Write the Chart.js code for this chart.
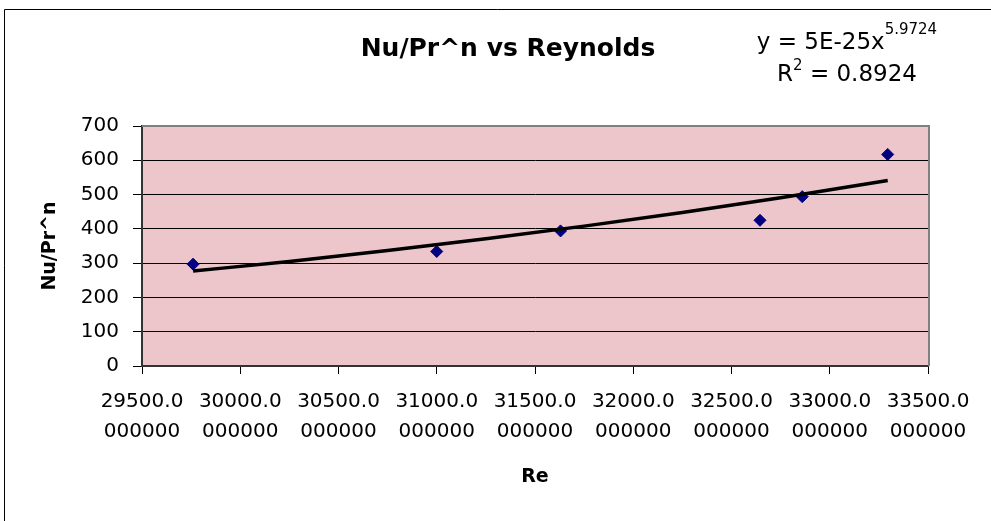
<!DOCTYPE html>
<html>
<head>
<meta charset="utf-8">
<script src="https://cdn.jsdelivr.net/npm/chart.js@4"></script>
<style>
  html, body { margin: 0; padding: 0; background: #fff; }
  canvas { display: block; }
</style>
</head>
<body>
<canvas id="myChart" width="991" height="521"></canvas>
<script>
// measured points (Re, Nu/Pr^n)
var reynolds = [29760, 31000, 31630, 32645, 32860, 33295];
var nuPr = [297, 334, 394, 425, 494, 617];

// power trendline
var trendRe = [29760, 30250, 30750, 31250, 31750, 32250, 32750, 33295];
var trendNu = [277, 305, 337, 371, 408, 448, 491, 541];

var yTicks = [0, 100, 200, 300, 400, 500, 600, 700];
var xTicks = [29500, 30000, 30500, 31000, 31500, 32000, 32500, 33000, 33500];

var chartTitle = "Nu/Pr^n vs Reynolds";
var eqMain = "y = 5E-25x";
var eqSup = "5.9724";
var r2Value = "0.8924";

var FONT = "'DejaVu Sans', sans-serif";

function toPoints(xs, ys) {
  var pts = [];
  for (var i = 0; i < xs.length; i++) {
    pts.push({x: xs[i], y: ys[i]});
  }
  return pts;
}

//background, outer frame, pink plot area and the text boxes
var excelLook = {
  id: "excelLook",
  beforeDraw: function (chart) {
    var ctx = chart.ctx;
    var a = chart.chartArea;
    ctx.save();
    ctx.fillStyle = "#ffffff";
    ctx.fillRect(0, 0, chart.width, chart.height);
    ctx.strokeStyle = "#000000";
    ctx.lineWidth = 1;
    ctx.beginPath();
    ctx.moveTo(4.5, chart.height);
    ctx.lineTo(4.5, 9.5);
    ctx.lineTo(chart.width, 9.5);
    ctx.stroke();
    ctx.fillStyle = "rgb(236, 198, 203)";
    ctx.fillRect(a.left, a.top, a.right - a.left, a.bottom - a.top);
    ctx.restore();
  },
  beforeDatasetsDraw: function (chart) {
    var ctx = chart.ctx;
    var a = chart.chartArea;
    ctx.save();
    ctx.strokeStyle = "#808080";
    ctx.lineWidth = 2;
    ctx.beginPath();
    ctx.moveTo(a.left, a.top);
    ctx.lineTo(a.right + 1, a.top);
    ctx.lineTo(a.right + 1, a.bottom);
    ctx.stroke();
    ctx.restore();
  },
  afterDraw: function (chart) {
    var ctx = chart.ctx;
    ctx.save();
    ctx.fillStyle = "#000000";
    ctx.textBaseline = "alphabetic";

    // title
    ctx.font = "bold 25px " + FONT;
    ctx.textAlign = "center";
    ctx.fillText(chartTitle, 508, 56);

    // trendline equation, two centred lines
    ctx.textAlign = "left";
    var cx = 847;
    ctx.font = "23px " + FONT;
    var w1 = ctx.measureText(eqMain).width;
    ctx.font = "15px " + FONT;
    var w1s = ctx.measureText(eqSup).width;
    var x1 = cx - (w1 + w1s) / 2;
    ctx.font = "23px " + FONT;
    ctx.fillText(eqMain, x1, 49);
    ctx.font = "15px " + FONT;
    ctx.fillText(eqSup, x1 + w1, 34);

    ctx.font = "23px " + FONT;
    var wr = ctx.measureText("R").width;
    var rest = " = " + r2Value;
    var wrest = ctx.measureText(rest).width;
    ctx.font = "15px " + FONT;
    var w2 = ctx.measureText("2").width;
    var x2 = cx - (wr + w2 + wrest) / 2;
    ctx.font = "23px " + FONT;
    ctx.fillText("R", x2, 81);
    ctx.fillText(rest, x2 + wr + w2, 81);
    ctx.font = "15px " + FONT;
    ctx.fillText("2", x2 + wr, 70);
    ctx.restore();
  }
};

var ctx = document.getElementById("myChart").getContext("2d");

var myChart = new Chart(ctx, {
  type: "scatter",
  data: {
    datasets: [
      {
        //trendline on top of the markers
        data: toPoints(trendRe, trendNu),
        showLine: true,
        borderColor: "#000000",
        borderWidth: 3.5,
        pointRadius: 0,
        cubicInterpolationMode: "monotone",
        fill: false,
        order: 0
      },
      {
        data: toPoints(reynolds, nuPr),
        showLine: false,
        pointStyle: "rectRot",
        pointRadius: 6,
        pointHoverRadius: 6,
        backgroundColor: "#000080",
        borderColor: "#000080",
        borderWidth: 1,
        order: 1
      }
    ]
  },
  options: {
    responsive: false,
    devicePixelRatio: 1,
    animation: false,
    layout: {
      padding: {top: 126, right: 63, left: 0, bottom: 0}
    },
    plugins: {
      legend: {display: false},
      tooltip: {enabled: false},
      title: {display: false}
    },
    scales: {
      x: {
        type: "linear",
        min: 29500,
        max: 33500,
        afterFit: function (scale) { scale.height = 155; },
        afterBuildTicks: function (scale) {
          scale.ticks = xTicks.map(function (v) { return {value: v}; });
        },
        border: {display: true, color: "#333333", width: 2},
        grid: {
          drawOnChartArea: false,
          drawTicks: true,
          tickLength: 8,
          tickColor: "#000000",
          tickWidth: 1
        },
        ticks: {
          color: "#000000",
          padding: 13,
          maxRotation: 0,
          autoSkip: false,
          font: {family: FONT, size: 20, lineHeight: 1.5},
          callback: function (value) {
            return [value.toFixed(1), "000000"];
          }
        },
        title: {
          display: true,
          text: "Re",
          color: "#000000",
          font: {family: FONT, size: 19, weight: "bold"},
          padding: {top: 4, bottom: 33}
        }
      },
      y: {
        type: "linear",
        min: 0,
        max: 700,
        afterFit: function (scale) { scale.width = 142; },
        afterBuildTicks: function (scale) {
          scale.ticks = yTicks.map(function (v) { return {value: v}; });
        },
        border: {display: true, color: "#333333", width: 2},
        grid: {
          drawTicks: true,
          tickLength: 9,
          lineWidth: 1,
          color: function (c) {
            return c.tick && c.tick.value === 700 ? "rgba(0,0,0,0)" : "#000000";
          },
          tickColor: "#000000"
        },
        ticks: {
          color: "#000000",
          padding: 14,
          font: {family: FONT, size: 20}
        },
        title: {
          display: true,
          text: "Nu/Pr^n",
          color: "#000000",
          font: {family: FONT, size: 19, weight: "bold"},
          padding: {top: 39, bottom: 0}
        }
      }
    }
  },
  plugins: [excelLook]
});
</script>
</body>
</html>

###

YOUR TASK: Quote every line word for word and keep the images out of the copy.

REPLY TO THE TASK:
Write the Chart.js code for this chart.
<!DOCTYPE html>
<html>
<head>
<meta charset="utf-8">
<script src="https://cdn.jsdelivr.net/npm/chart.js@4"></script>
<style>
  html, body { margin: 0; padding: 0; background: #fff; }
  canvas { display: block; }
</style>
</head>
<body>
<canvas id="myChart" width="991" height="521"></canvas>
<script>
// measured points (Re, Nu/Pr^n)
var reynolds = [29760, 31000, 31630, 32645, 32860, 33295];
var nuPr = [297, 334, 394, 425, 494, 617];

// power trendline
var trendRe = [29760, 30250, 30750, 31250, 31750, 32250, 32750, 33295];
var trendNu = [277, 305, 337, 371, 408, 448, 491, 541];

var yTicks = [0, 100, 200, 300, 400, 500, 600, 700];
var xTicks = [29500, 30000, 30500, 31000, 31500, 32000, 32500, 33000, 33500];

var chartTitle = "Nu/Pr^n vs Reynolds";
var eqMain = "y = 5E-25x";
var eqSup = "5.9724";
var r2Value = "0.8924";

var FONT = "'DejaVu Sans', sans-serif";

function toPoints(xs, ys) {
  var pts = [];
  for (var i = 0; i < xs.length; i++) {
    pts.push({x: xs[i], y: ys[i]});
  }
  return pts;
}

//background, outer frame, pink plot area and the text boxes
var excelLook = {
  id: "excelLook",
  beforeDraw: function (chart) {
    var ctx = chart.ctx;
    var a = chart.chartArea;
    ctx.save();
    ctx.fillStyle = "#ffffff";
    ctx.fillRect(0, 0, chart.width, chart.height);
    ctx.strokeStyle = "#000000";
    ctx.lineWidth = 1;
    ctx.beginPath();
    ctx.moveTo(4.5, chart.height);
    ctx.lineTo(4.5, 9.5);
    ctx.lineTo(chart.width, 9.5);
    ctx.stroke();
    ctx.fillStyle = "rgb(236, 198, 203)";
    ctx.fillRect(a.left, a.top, a.right - a.left, a.bottom - a.top);
    ctx.restore();
  },
  beforeDatasetsDraw: function (chart) {
    var ctx = chart.ctx;
    var a = chart.chartArea;
    ctx.save();
    ctx.strokeStyle = "#808080";
    ctx.lineWidth = 2;
    ctx.beginPath();
    ctx.moveTo(a.left, a.top);
    ctx.lineTo(a.right + 1, a.top);
    ctx.lineTo(a.right + 1, a.bottom);
    ctx.stroke();
    ctx.restore();
  },
  afterDraw: function (chart) {
    var ctx = chart.ctx;
    ctx.save();
    ctx.fillStyle = "#000000";
    ctx.textBaseline = "alphabetic";

    // title
    ctx.font = "bold 25px " + FONT;
    ctx.textAlign = "center";
    ctx.fillText(chartTitle, 508, 56);

    // trendline equation, two centred lines
    ctx.textAlign = "left";
    var cx = 847;
    ctx.font = "23px " + FONT;
    var w1 = ctx.measureText(eqMain).width;
    ctx.font = "15px " + FONT;
    var w1s = ctx.measureText(eqSup).width;
    var x1 = cx - (w1 + w1s) / 2;
    ctx.font = "23px " + FONT;
    ctx.fillText(eqMain, x1, 49);
    ctx.font = "15px " + FONT;
    ctx.fillText(eqSup, x1 + w1, 34);

    ctx.font = "23px " + FONT;
    var wr = ctx.measureText("R").width;
    var rest = " = " + r2Value;
    var wrest = ctx.measureText(rest).width;
    ctx.font = "15px " + FONT;
    var w2 = ctx.measureText("2").width;
    var x2 = cx - (wr + w2 + wrest) / 2;
    ctx.font = "23px " + FONT;
    ctx.fillText("R", x2, 81);
    ctx.fillText(rest, x2 + wr + w2, 81);
    ctx.font = "15px " + FONT;
    ctx.fillText("2", x2 + wr, 70);
    ctx.restore();
  }
};

var ctx = document.getElementById("myChart").getContext("2d");

var myChart = new Chart(ctx, {
  type: "scatter",
  data: {
    datasets: [
      {
        //trendline on top of the markers
        data: toPoints(trendRe, trendNu),
        showLine: true,
        borderColor: "#000000",
        borderWidth: 3.5,
        pointRadius: 0,
        cubicInterpolationMode: "monotone",
        fill: false,
        order: 0
      },
      {
        data: toPoints(reynolds, nuPr),
        showLine: false,
        pointStyle: "rectRot",
        pointRadius: 6,
        pointHoverRadius: 6,
        backgroundColor: "#000080",
        borderColor: "#000080",
        borderWidth: 1,
        order: 1
      }
    ]
  },
  options: {
    responsive: false,
    devicePixelRatio: 1,
    animation: false,
    layout: {
      padding: {top: 126, right: 63, left: 0, bottom: 0}
    },
    plugins: {
      legend: {display: false},
      tooltip: {enabled: false},
      title: {display: false}
    },
    scales: {
      x: {
        type: "linear",
        min: 29500,
        max: 33500,
        afterFit: function (scale) { scale.height = 155; },
        afterBuildTicks: function (scale) {
          scale.ticks = xTicks.map(function (v) { return {value: v}; });
        },
        border: {display: true, color: "#333333", width: 2},
        grid: {
          drawOnChartArea: false,
          drawTicks: true,
          tickLength: 8,
          tickColor: "#000000",
          tickWidth: 1
        },
        ticks: {
          color: "#000000",
          padding: 13,
          maxRotation: 0,
          autoSkip: false,
          font: {family: FONT, size: 20, lineHeight: 1.5},
          callback: function (value) {
            return [value.toFixed(1), "000000"];
          }
        },
        title: {
          display: true,
          text: "Re",
          color: "#000000",
          font: {family: FONT, size: 19, weight: "bold"},
          padding: {top: 4, bottom: 33}
        }
      },
      y: {
        type: "linear",
        min: 0,
        max: 700,
        afterFit: function (scale) { scale.width = 142; },
        afterBuildTicks: function (scale) {
          scale.ticks = yTicks.map(function (v) { return {value: v}; });
        },
        border: {display: true, color: "#333333", width: 2},
        grid: {
          drawTicks: true,
          tickLength: 9,
          lineWidth: 1,
          color: function (c) {
            return c.tick && c.tick.value === 700 ? "rgba(0,0,0,0)" : "#000000";
          },
          tickColor: "#000000"
        },
        ticks: {
          color: "#000000",
          padding: 14,
          font: {family: FONT, size: 20}
        },
        title: {
          display: true,
          text: "Nu/Pr^n",
          color: "#000000",
          font: {family: FONT, size: 19, weight: "bold"},
          padding: {top: 39, bottom: 0}
        }
      }
    }
  },
  plugins: [excelLook]
});
</script>
</body>
</html>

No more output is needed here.